Para coibir a prática, as compras acima de 200 reais nos atacarejos do Rio Grande do Sul passaram a exigir CPF ou CNPJ desde 2012. Medida semelhante foi tomada pelo governo de Sergipe no ano passado, onde o limite para compras sem identificação é de 1 mil reais. O Carrefour tem oito lojas do Atacadão nos dois Estados.
No Congresso Nacional, uma das bandeiras defendidas pela Frente Parlamentar Mista dos Agentes de Abastecimento do Pequeno e Médio Varejo é a de tornar obrigatória a inclusão do CPF do comprador em todas as vendas realizadas em atacarejos.
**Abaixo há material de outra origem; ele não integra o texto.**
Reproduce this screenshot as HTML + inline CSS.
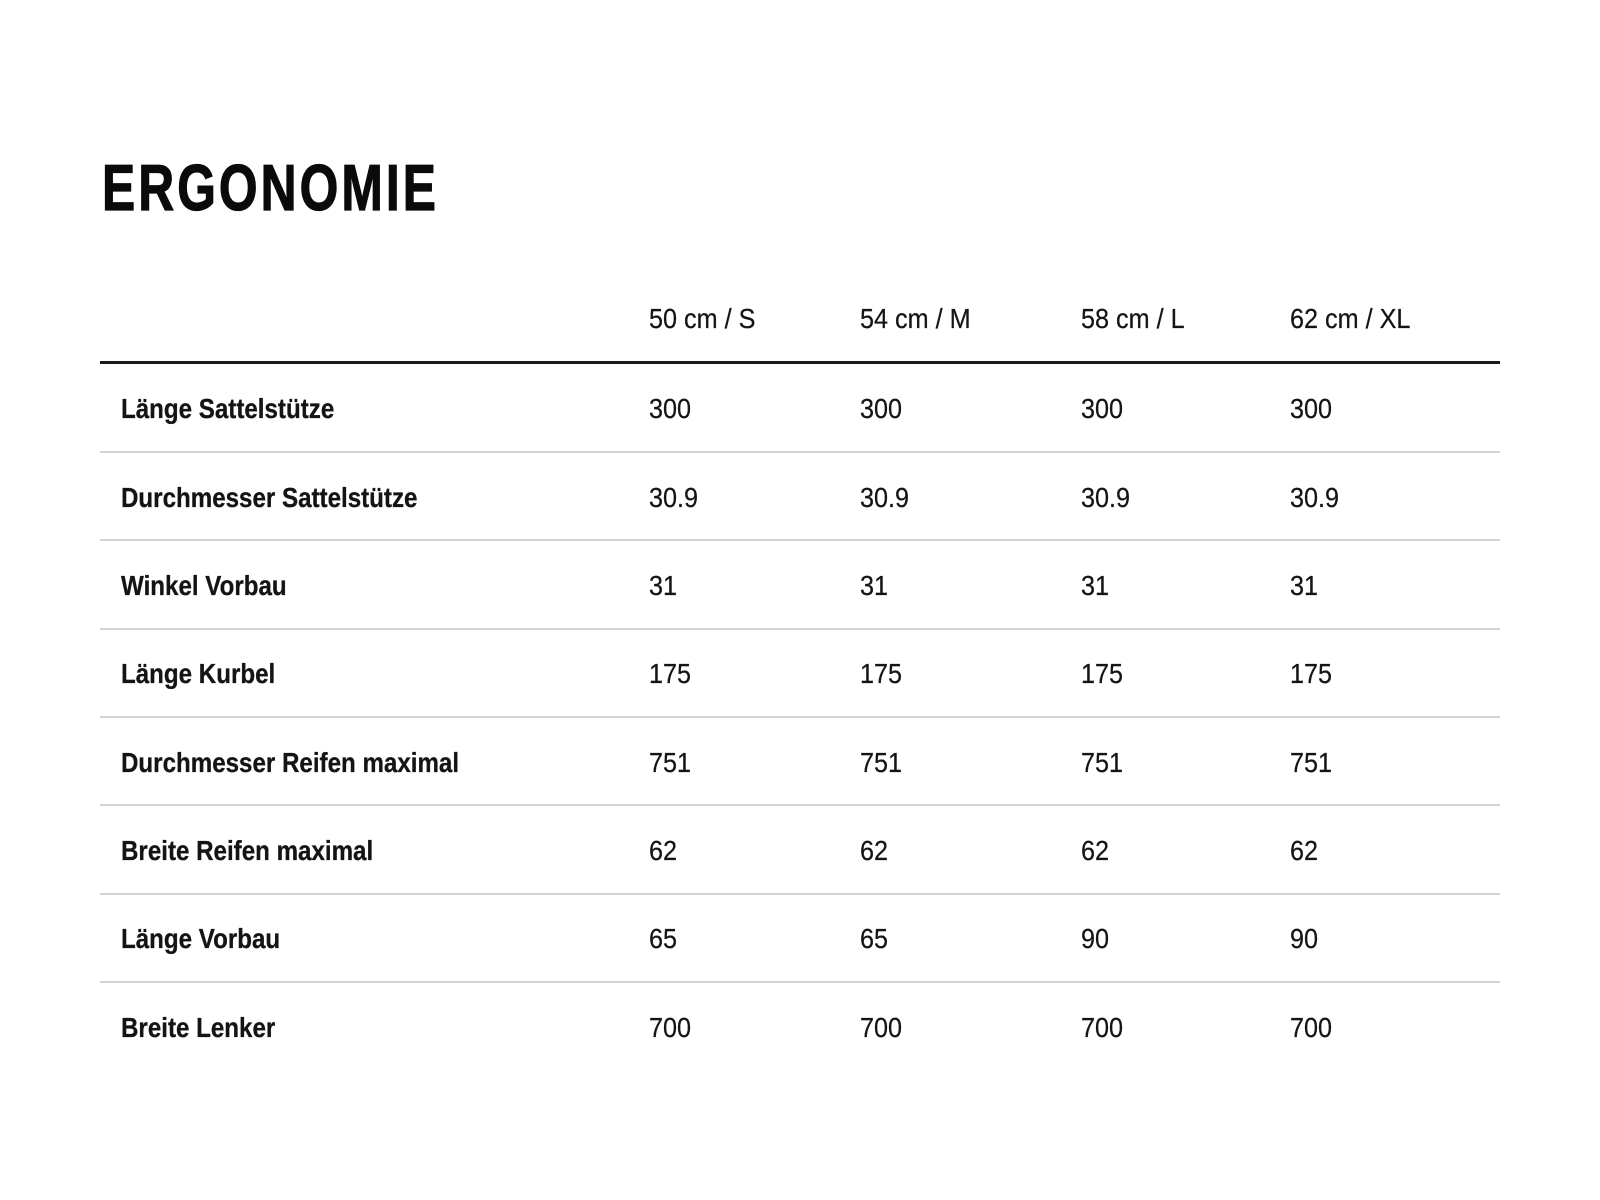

JÓIA DA COROA O Atacadão teve margem de lucro antes de juros e impostos de 6,5 por cento em 2013, contra 3,1 por cento do Assaí, seu principal concorrente e controlado pelo GPA, segundo estudo recente do Espírito Santo Investment Bank, que estima que 75 por cento do lucro do Carrefour no Brasil venha do atacarejo. Na operação de varejo alimentar, o Carrefour teve 2,4 por cento de margem no ano passado, enquanto o GPA apresentou 6,7 por cento em 2013, a maior do setor.
Para o banco, a vantagem do Atacadão se assenta em maior escala. Com um terço a mais de lojas, o atacarejo do Carrefour vende mais que o dobro do Assaí. Além disso, a propriedade dos imóveis onde estão as lojas conta a favor do Atacadão, uma vez que o Assaí aluga boa parte de suas unidades, disse o time de analistas liderado por Richard Cathcart.
O Atacadão contava com 34 lojas quando foi comprado pelo Carrefour em 2007, mesmo ano em que o Assaí passou a ter suas 14 unidades comandadas pelo GPA.
De lá para cá, ambos apostaram em inaugurações: o Atacadão chegou a quase 100 lojas no fim de 2013, ao passo que o Assaí somou 75 unidades.
O investimento é sustentado por forte alta nas vendas. Nos 12 meses encerrados em maio passado, o atacarejo apresentou avanço médio de 17,5 por cento nas vendas, contra 8,4 por cento do autosserviço em geral, segundo dados mais recentes da Nielsen divulgados pela associação de supermercados, Abras.